X

MLPerf’s Breakout Year: Benchmarking Expands with AI

October 13, 2025

As AI spreads into every corner of the technology ecosystem, the industry is under mounting pressure to measure real performance consistently and transparently. Whether it's hyperscale training runs, edge deployments, or domain-specific AI applications like automotive, the need for shared benchmarks is coming into sharper focus.

At the AI Infra Conference in Santa Clara, Jeniece Wnorowski and I sat down with David Kanter, Founder of MLCommons and Head of MLPerf, for a Data Insights conversation that captured a pivotal moment for the benchmarking community. 2025 has been, as Kanter described it, “the summer of MLPerf.”

Benchmarking Matures as AI Expands  

“This has actually been a really breakout year for us,” Kanter said. “...In the last couple months, I was jotting an e-mail down to the team and I was describing it as the summer of MLPerf.”  

The momentum is tangible.
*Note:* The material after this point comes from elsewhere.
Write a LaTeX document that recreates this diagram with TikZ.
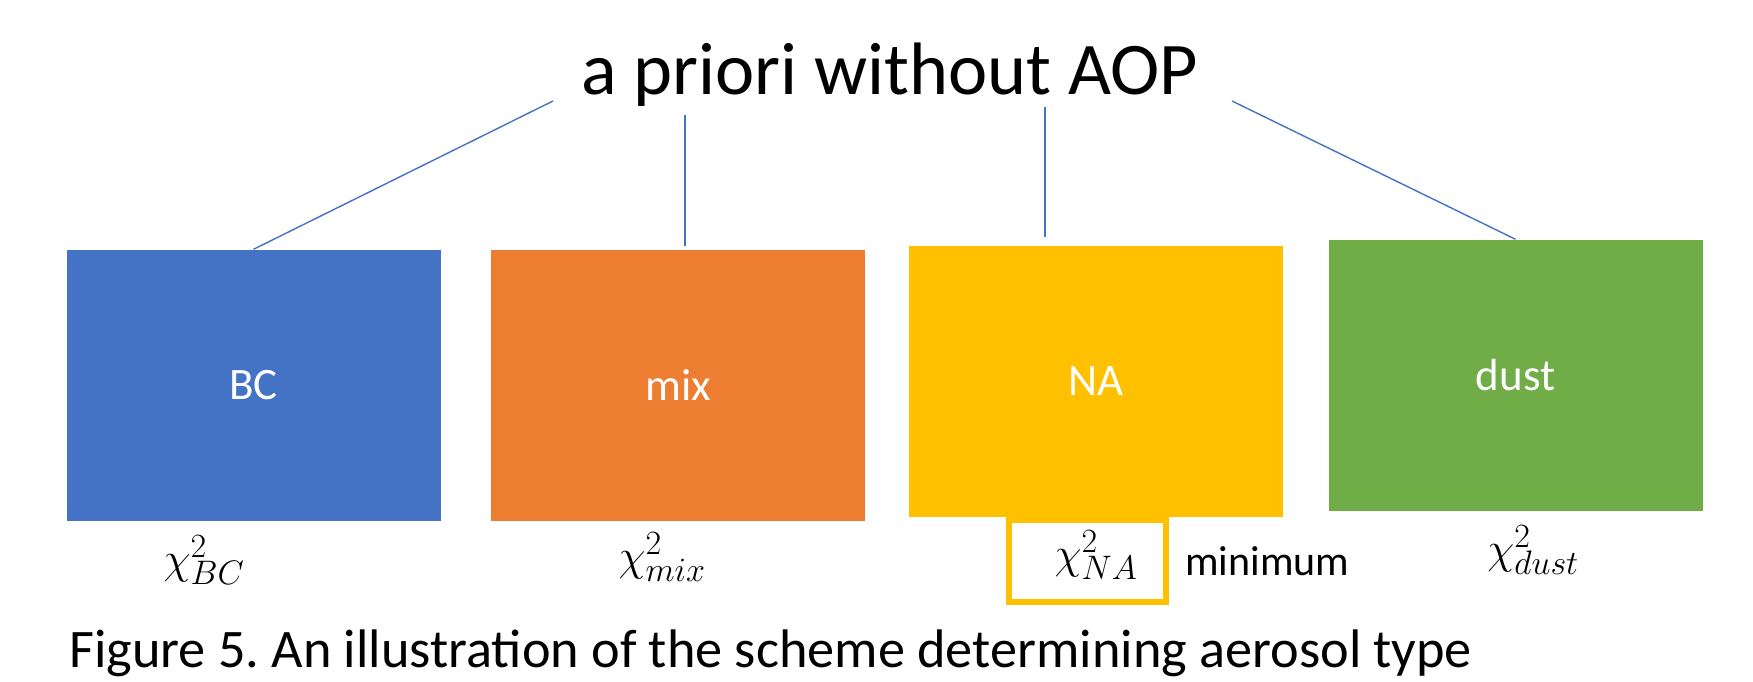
\RequirePackage{fix-cm}
\documentclass[tikz,border=0pt]{standalone}
\usepackage{fontspec}
\setmainfont{Carlito}
\frenchspacing
\DeclareMathSizes{44}{44}{34}{26}
\definecolor{cblue}{HTML}{4472C4}
\definecolor{corange}{HTML}{ED7D31}
\definecolor{cyellow}{HTML}{FFC000}
\definecolor{cgreen}{HTML}{70AD47}
\begin{document}
\begin{tikzpicture}[x=1pt,y=-1pt,
  typebox/.style={draw=none, minimum width=374pt, minimum height=271pt, inner sep=0pt, text=white, font=\fontsize{45}{54}\selectfont},
  link/.style={draw=cblue, line width=1.4pt},
  chilabel/.style={inner sep=0pt, font=\fontsize{44}{52}\selectfont},
  hilite/.style={draw=cyellow, line width=6pt, minimum width=157pt, minimum height=82pt, inner sep=0pt}]
\useasboundingbox (0,0) rectangle (1753,682);
\node[anchor=base, inner sep=0pt, font=\fontsize{74.3}{88}\selectfont] (title) at (890,95) {a priori without AOP};
\node[typebox, fill=cblue] (bc) at (253.5,385) {BC};
\node[typebox, fill=corange] (mix) at (678,385) {mix};
\node[typebox, fill=cyellow] (na) at (1096,381) {NA};
\node[typebox, fill=cgreen] (dust) at (1515.5,375) {dust};
\coordinate (t1) at (553,101);
\coordinate (t2) at (685,115);
\coordinate (t3) at (1045,107);
\coordinate (t4) at (1232,101);
\coordinate (b2) at (685,246);
\coordinate (b3) at (1045,237);
\draw[link] (t1) -- (bc.north);
\draw[link] (t2) -- (b2);
\draw[link] (t3) -- (b3);
\draw[link] (t4) -- (dust.north);
\node[chilabel] (cbc) at (204,560) {$\chi^2_{BC}$};
\node[chilabel] (cmix) at (662,557) {$\chi^2_{mix}$};
\node[hilite] (hl) at (1087.5,561) {};
\node[chilabel] (cna) at (1096,555) {$\chi^2_{NA}$};
\node[anchor=base west, inner sep=0pt, font=\fontsize{42}{50}\selectfont] (minimum) at (1185,575) {minimum};
\node[chilabel] (cdust) at (1533,550) {$\chi^2_{dust}$};
\node[anchor=base west, inner sep=0pt, font=\fontsize{54.3}{64}\selectfont] (caption) at (69,667) {Figure 5. An illustration of the scheme determining aerosol type};
\end{tikzpicture}
\end{document}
He went on to describe new initiatives that reflect how AI adoption is spreading into new domains.

“We talked about MLPerf Storage. We also have MLPerf Automotive, which came out very recently, [and] MLPerf Client. And so, part of this is, as we’re seeing AI being adopted in more and more places, we have to come in and help fill those gaps. Storage was sort of us working with some storage folks to spot some coming challenges and...automotive was sort of in our response to the automotive folks saying, ‘You know, OK, we are going to be using more AI, we’re making more intelligent vehicles, we need to get our hands around this.’”
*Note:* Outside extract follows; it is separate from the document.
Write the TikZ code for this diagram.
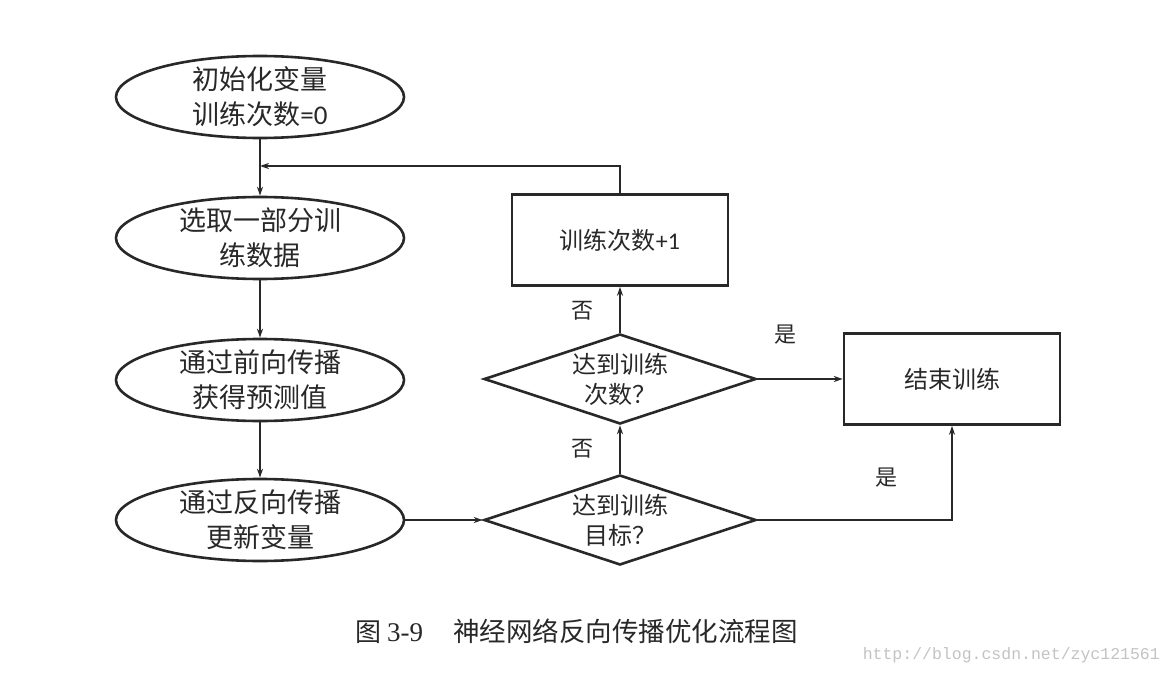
\documentclass[tikz,border=0pt]{standalone}
\usepackage{fontspec}
\setmainfont{Liberation Serif}
\newfontfamily\cjk{Noto Sans CJK SC}
\newfontfamily\lat{Carlito}
\newfontfamily\wm{Liberation Mono}
\usetikzlibrary{shapes.geometric,arrows.meta}
\definecolor{ink}{RGB}{40,40,40}
\definecolor{wmgray}{RGB}{195,195,195}
\begin{document}
\begin{tikzpicture}[x=1pt,y=-1pt,
  shapeline/.style={draw=ink,line width=2.6pt},
  oval/.style={shapeline,ellipse,minimum width=288pt,minimum height=82pt,inner sep=0pt},
  box/.style={shapeline,rectangle,minimum width=216pt,minimum height=91pt,inner sep=0pt},
  decide/.style={shapeline,diamond,minimum width=272pt,minimum height=90pt,inner sep=0pt},
  txt/.style={font={\cjk\fontsize{27}{35}\selectfont},align=center,text=ink,inner sep=0pt},
  dtxt/.style={font={\cjk\fontsize{24}{30}\selectfont},align=center,text=ink,inner sep=0pt},
  lbl/.style={font={\cjk\fontsize{22}{26}\selectfont},text=ink,inner sep=0pt},
  conn/.style={draw=ink,line width=1.6pt,-{Stealth[length=9pt,width=6pt]}},
  plain/.style={draw=ink,line width=1.6pt}]
\useasboundingbox (0,0) rectangle (1168,674);
\fill[white] (0,0) rectangle (1168,674);

% ellipses
\node[oval] (e1) at (260,97) {};
\node[txt] (e1t) at (e1.center) {初始化变量\\训练次数{\lat =0}};
\node[oval] (e2) at (260,238) {};
\node[txt] (e2t) at (e2.center) {选取一部分训\\练数据};
\node[oval] (e3) at (260,380) {};
\node[txt] (e3t) at (e3.center) {通过前向传播\\获得预测值};
\node[oval] (e4) at (260,520) {};
\node[txt] (e4t) at (e4.center) {通过反向传播\\更新变量};

% boxes
\node[box] (r1) at (620,240) {};
\node[dtxt] (r1t) at (r1.center) {训练次数{\lat +1}};
\node[box] (r2) at (952,379) {};
\node[dtxt] (r2t) at (r2.center) {结束训练};

% diamonds
\node[decide] (d1) at (620,379) {};
\node[dtxt] (d1t) at (d1.center) {达到训练\\次数？};
\node[decide] (d2) at (620,520) {};
\node[dtxt] (d2t) at (d2.center) {达到训练\\目标？};

% merge point
\coordinate (m) at (260,166);

% connectors
\draw[conn] (e1.south) -- (e2.north);
\draw[conn] (r1.north) |- (m);
\draw[conn] (e2.south) -- (e3.north);
\draw[conn] (e3.south) -- (e4.north);
\draw[conn] (e4.east) -- (d2.west);
\draw[conn] (d2.north) -- (d1.south);
\draw[conn] (d1.north) -- (r1.south);
\draw[conn] (d1.east) -- (r2.west);
\draw[conn] (d2.east) -| (r2.south);

% labels
\node[lbl] (n1) at (582,311) {否};
\node[lbl] (n2) at (582,449) {否};
\node[lbl] (y1) at (785,335) {是};
\node[lbl] (y2) at (886,478) {是};

% caption
\node[anchor=west,inner sep=0pt,text=ink] (cap) at (355,631)
  {{\cjk\fontsize{26}{30}\selectfont 图}\hspace{6pt}{\fontsize{27}{30}\selectfont 3-9}\hspace{30pt}{\cjk\fontsize{26.5}{30}\selectfont 神经网络反向传播优化流程图}};
\node[anchor=east,inner sep=0pt,text=wmgray,font={\wm\fontsize{16.5}{20}\selectfont}] (wmk) at (1160,655) {http://blog.csdn.net/zyc121561};
\end{tikzpicture}
\end{document}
These expansions reflect the growing role of benchmarking beyond traditional training and inference in hyperscale environments. Storage and automotive, in particular, highlight the diversification of AI workloads across industries.  
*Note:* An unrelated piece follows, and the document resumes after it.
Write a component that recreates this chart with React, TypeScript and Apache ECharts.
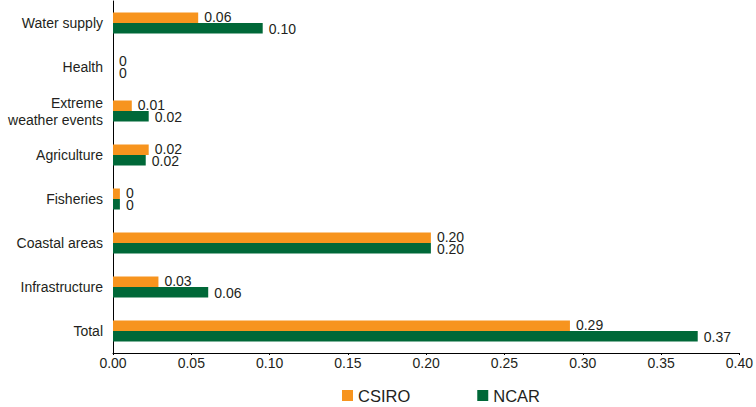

Still in “Benchmarking Grade School”  

Kanter offered a candid perspective on MLPerf’s age compared to other well-established benchmarks.

“Some of the most established benchmarking organizations that we look up to are 30 years old and they’ve been honing their craft,” he said. “We’re seven years old...We’re still in grade school. The babies of benchmarks.”

That self-awareness underscores the pace at which MLPerf is evolving. Unlike existing benchmarks that matured slowly over decades, MLPerf operates in a landscape where new accelerators, models, and deployment modalities emerge every quarter.

“Just keeping a pace of things is both exciting, a little stressful, and a bit of a challenge,” he said.  

Building Community Through Standards  

Kanter emphasized that MLCommons isn’t just about benchmarking—it’s a volunteer-driven community.  

“I always say to anyone...if any of these resonate with you, please show up. We are a community of volunteers...It came together with a bunch of folks who just saw a problem and said we all want to solve it together.”  

Beyond MLPerf, he stressed that MLCommons works on a ton of projects around data including AI risk and reliability, research, and foundational datasets and schemas.

“How do we standardize making data accessible to AI?” he said. “How do we make AI more reliable and responsive to what humans want?”  

That openness has been key to MLPerf’s rise as the de facto performance yardstick across the AI ecosystem. Submissions from vendors large and small now shape how the industry evaluates real-world performance.  

Why Benchmarks Matter Now  

As enterprises wrestle with where to deploy AI—in centralized facilities, at the edge, or in hybrid environments—benchmarks like MLPerf give them objective tools to evaluate trade-offs. They’re also increasingly relevant for sustainability strategies, allowing organizations to understand performance per watt or per dollar across platforms.  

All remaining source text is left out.